# Dataset extract
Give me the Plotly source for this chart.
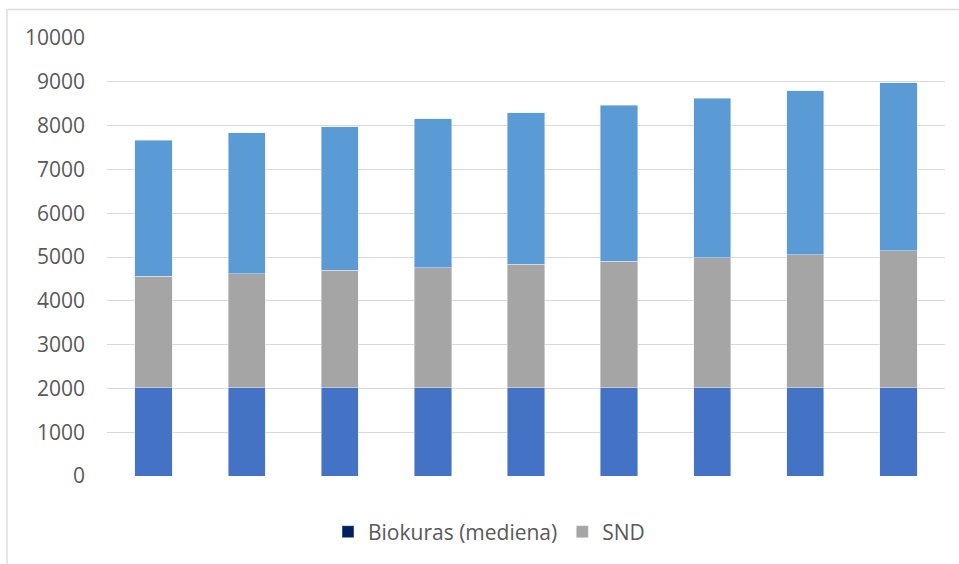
import plotly.graph_objects as go

categories = ["1", "2", "3", "4", "5", "6", "7", "8", "9"]
biokuras = [2020, 2020, 2020, 2020, 2020, 2020, 2020, 2020, 2020]
snd = [2535, 2603, 2672, 2740, 2809, 2884, 2961, 3037, 3128]
other = [3105, 3219, 3287, 3391, 3470, 3562, 3645, 3744, 3829]
y_ticks = [0, 1000, 2000, 3000, 4000, 5000, 6000, 7000, 8000, 9000, 10000]
y_tick_labels = ["0", "1000", "2000", "3000", "4000", "5000", "6000", "7000",
                 "8000", "9000", "10000"]

W, H = 959, 564
L, R, T, B = 107, 14, 38, 88
pw, ph = W - L - R, H - T - B

font = "Open Sans"
txt = "#595959"
fs = 21

fig = go.Figure()
fig.add_trace(go.Bar(x=categories, y=biokuras, marker_color="#4472C4",
                     showlegend=False, name="Biokuras (mediena)"))
fig.add_trace(go.Bar(x=categories, y=snd, marker_color="#A5A5A5", name="SND"))
fig.add_trace(go.Bar(x=categories, y=other, marker_color="#5B9BD5",
                     showlegend=False, name=""))
# legend entry for Biokuras (dark navy swatch as in the reference)
fig.add_trace(go.Bar(x=[None], y=[None], marker_color="#002060",
                     name="Biokuras (mediena)", showlegend=True))

fig.update_layout(
    barmode="stack",
    bargap=0.6,
    width=W, height=H,
    margin=dict(l=L, r=R, t=T, b=B),
    paper_bgcolor="white", plot_bgcolor="white",
    font=dict(family=font, color=txt, size=fs),
    xaxis=dict(showticklabels=False, showgrid=False, zeroline=False,
               showline=False, ticks=""),
    yaxis=dict(range=[0, 10000], tickvals=y_ticks, ticktext=y_tick_labels,
               gridcolor="#D9D9D9", gridwidth=1.4, zeroline=False,
               showline=False, ticks="", ticklabelstandoff=21,
               tickfont=dict(family=font, size=fs, color=txt)),
    legend=dict(orientation="h", x=(489 - L) / pw, xanchor="center",
                y=(H - B - 532) / ph, yanchor="middle",
                traceorder="reversed",
                font=dict(family=font, size=fs, color=txt),
                itemwidth=30),
    shapes=[dict(type="rect", xref="paper", yref="paper",
                 x0=(7 - L) / pw, x1=(975 - L) / pw,
                 y0=(H - B - 610) / ph, y1=(H - B - 9.5) / ph,
                 line=dict(color="#D9D9D9", width=1.3), fillcolor="rgba(0,0,0,0)",
                 layer="below")],
)

fig.write_html("out.html")
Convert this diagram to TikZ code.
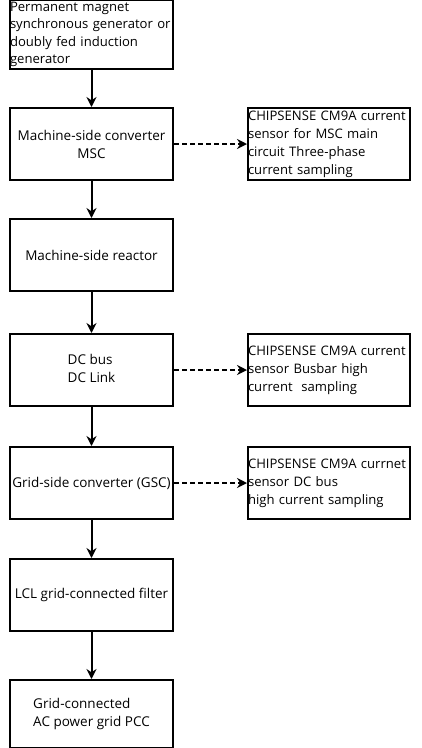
\documentclass[tikz,border=0pt]{standalone}
\usepackage{fontspec}
\setmainfont{Open Sans}
\usetikzlibrary{arrows.meta, positioning}

\begin{document}
\begin{tikzpicture}[
    node distance=38pt and 73pt,
    font=\fontsize{13.5}{18}\selectfont,
    >={Stealth[length=10pt,width=10pt]},
    block/.style={draw=black, line width=2pt, minimum width=163pt,
                  minimum height=72pt, inner sep=1pt, align=center},
    sensor/.style={block, align=left, text width=162pt, inner sep=0pt,
                   minimum width=162pt, font=\fontsize{13.1}{18}\selectfont},
    flow/.style={draw=black, line width=2pt, ->},
    tap/.style={draw=black, line width=1.6pt, dash pattern=on 4.5pt off 3.5pt, ->}
]
  \useasboundingbox (0,0) rectangle (421pt,-748pt);

  % Main power path
  \node[block, minimum height=69pt, align=left, text width=163pt, inner sep=0pt,
        font=\fontsize{13.1}{17.3}\selectfont] (gen) at (91.5pt,-34.5pt)
    {Permanent magnet\\synchronous generator or\\doubly fed induction\\generator};
  \node[block, below=37pt of gen] (msc) {Machine-side converter\\MSC};
  \node[block, below=37pt of msc] (reac) {Machine-side reactor};
  \node[block, below=41pt of reac] (dcbus) {\begin{tabular}{@{}l@{}}DC bus\\DC Link\end{tabular}};
  \node[block, below=39pt of dcbus] (gsc) {Grid-side converter (GSC)};
  \node[block, below=38pt of gsc] (lcl) {LCL grid-connected filter};
  \node[block, below=47pt of lcl, minimum height=68pt] (pcc) {\begin{tabular}{@{}l@{}}Grid-connected\\AC power grid PCC\end{tabular}};

  % Current sensors
  \node[sensor, right=of msc] (cs1) {CHIPSENSE CM9A current\\sensor for MSC main\\circuit Three-phase\\current sampling};
  \node[sensor, right=of dcbus] (cs2) {CHIPSENSE CM9A current\\sensor Busbar high\\current~ sampling};
  \node[sensor, right=of gsc] (cs3) {CHIPSENSE CM9A currnet\\sensor DC bus\\high current sampling};

  % Connectors
  \foreach \a/\b in {gen/msc, msc/reac, reac/dcbus, dcbus/gsc, gsc/lcl, lcl/pcc} {
    \draw[flow] (\a) -- (\b);
  }
  \draw[tap] (msc) -- (cs1);
  \draw[tap] (dcbus) -- (cs2);
  \draw[tap] (gsc) -- (cs3);
\end{tikzpicture}
\end{document}
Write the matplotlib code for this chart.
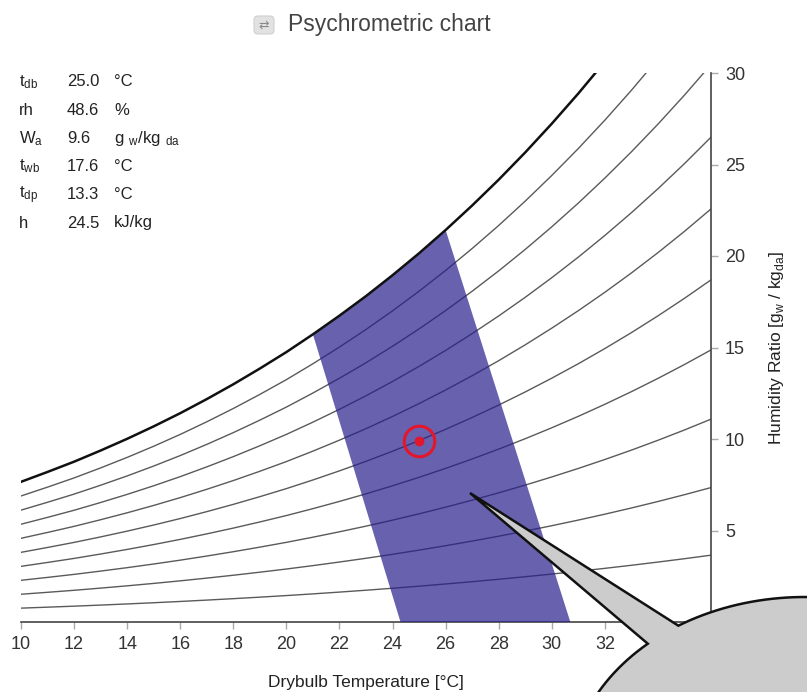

# What you should do
Copy, exactly as they stand, the lines from the one that holds "Convert this diagram to TikZ code." to the one that holds "(0,0) rectangle (421pt,-748pt);", both included, and drop every picture.

# Full response
Convert this diagram to TikZ code.
\documentclass[tikz,border=0pt]{standalone}
\usepackage{fontspec}
\setmainfont{Open Sans}
\usetikzlibrary{arrows.meta, positioning}

\begin{document}
\begin{tikzpicture}[
    node distance=38pt and 73pt,
    font=\fontsize{13.5}{18}\selectfont,
    >={Stealth[length=10pt,width=10pt]},
    block/.style={draw=black, line width=2pt, minimum width=163pt,
                  minimum height=72pt, inner sep=1pt, align=center},
    sensor/.style={block, align=left, text width=162pt, inner sep=0pt,
                   minimum width=162pt, font=\fontsize{13.1}{18}\selectfont},
    flow/.style={draw=black, line width=2pt, ->},
    tap/.style={draw=black, line width=1.6pt, dash pattern=on 4.5pt off 3.5pt, ->}
]
  \useasboundingbox (0,0) rectangle (421pt,-748pt);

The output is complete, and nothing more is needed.